▶ **DATASET RECORDS**:
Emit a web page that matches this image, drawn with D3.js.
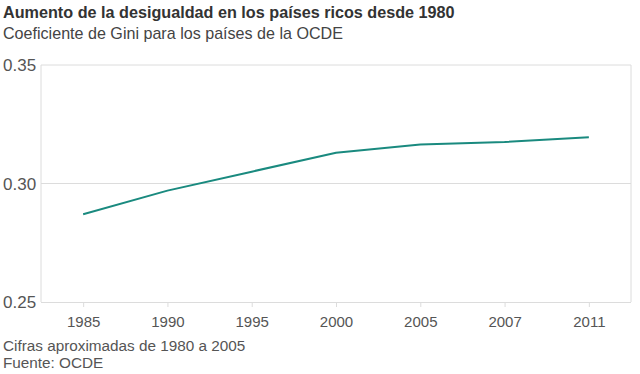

--

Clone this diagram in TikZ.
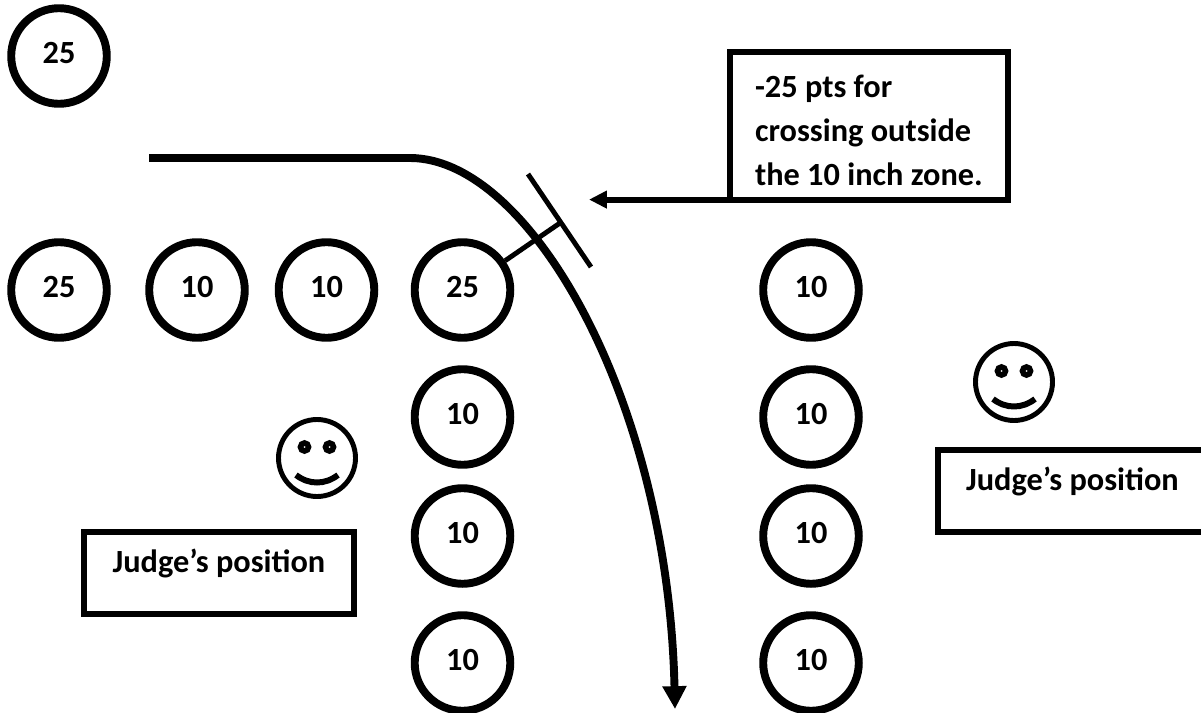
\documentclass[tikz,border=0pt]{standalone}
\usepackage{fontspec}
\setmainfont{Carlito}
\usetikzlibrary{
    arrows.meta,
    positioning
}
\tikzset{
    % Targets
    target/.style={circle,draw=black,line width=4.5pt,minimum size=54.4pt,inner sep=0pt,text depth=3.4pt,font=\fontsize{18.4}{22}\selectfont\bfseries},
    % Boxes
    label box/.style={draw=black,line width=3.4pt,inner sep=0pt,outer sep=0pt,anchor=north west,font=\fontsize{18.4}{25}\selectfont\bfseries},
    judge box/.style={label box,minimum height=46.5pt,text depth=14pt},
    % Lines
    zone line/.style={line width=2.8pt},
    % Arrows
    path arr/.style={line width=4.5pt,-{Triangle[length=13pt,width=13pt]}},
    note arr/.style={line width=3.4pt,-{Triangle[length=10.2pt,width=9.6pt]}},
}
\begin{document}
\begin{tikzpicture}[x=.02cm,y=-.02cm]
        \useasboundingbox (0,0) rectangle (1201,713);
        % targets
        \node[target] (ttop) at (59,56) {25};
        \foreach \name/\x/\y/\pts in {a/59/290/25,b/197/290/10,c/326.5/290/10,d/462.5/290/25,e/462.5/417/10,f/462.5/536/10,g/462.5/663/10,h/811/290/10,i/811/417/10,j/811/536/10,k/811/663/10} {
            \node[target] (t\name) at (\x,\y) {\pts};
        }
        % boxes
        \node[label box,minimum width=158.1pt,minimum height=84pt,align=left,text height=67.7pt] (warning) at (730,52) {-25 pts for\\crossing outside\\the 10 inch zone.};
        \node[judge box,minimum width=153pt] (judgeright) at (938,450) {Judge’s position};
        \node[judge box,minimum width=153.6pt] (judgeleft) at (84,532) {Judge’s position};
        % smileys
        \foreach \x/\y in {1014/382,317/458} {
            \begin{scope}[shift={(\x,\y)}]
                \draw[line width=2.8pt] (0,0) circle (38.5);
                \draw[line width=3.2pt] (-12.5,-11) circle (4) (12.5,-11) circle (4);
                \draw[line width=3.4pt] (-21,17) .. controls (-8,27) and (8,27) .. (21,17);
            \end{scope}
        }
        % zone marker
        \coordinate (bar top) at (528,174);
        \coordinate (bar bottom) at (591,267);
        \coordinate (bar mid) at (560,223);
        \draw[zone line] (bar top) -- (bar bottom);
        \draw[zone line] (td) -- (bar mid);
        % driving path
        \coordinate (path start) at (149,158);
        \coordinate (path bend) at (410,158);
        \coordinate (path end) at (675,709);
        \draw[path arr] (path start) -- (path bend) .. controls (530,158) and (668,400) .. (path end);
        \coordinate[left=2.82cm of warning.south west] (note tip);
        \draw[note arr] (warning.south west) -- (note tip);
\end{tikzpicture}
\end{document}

▶ **GIVEN PROBLEM**:
Copy each line of the preceding data that contains the string "this".

▶ **ANSWER TO THE EXERCISE**:
Emit a web page that matches this image, drawn with D3.js.
Clone this diagram in TikZ.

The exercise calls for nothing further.